Première place pour la gestion de fortune dans le monde
« Après les dernières législatives françaises, il y a eu également un intérêt de la part de résidents français. Nous avons vu arriver quelques nouveaux clients qui ont déposé entre 500 000 euros et 5 millions, confirme Hippolyte de Weck. Ils suivaient l’exemple de grandes fortunes françaises qui se sont pour la plupart déjà organisées pour diversifier leur patrimoine parmi différents prestataires financiers. »
Au-delà de la stabilité, les clients fortunés des banques suisses évoquent des questions de confidentialité. « En Europe, les banques sont des agents du fisc gratuit, le fisc a accès à toutes les transactions, en Suisse, sauf soupçons graves, les banquiers ne communiquent pas la teneur de transactions », raconte une source. Selon une étude de 2024 du cabinet d’audit Deloitte, la Suisse demeure ainsi la première place pour la gestion de fortune dans le monde. « Avec un volume d’actifs internationaux de 2 200 milliards de dollars, la Suisse reste le premier centre de comptabilisation au monde, écrivent les analystes. Toutefois, son avance s’amenuise peu à peu : la Suisse est en effet talonnée par le Royaume-Uni, qui arrive en deuxième position avec seulement 8 milliards de dollars d’écart ».

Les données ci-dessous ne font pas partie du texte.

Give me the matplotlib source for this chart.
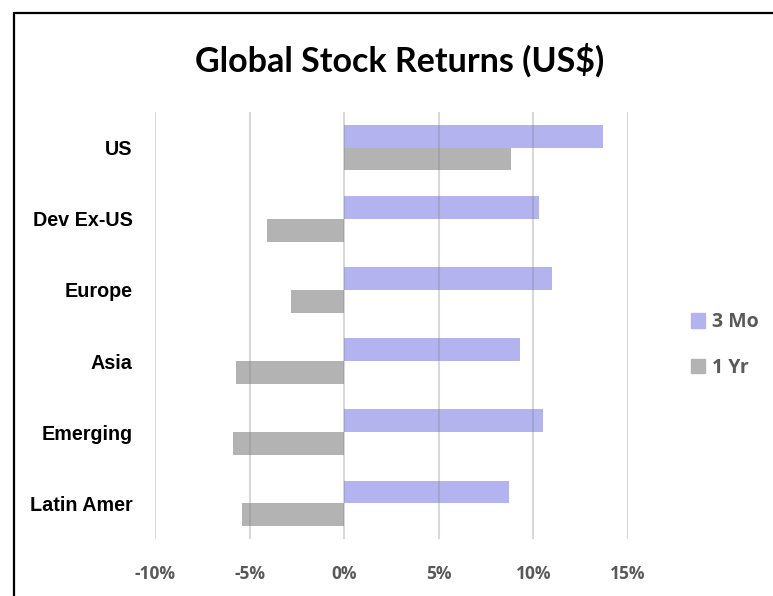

La place financière est essentielle à l’économie helvétique : elle fournit 5 % des emplois totaux, 9 % du produit intérieur brut et 12 % des recettes fiscales de la Confédération, des cantons et des communes. Les flux américains font alors figure d’excellente nouvelle après le choc de 2023 : l’effondrement de Credit Suisse avait provoqué de gigantesques sorties de flux de capitaux en l’espace de quelques jours.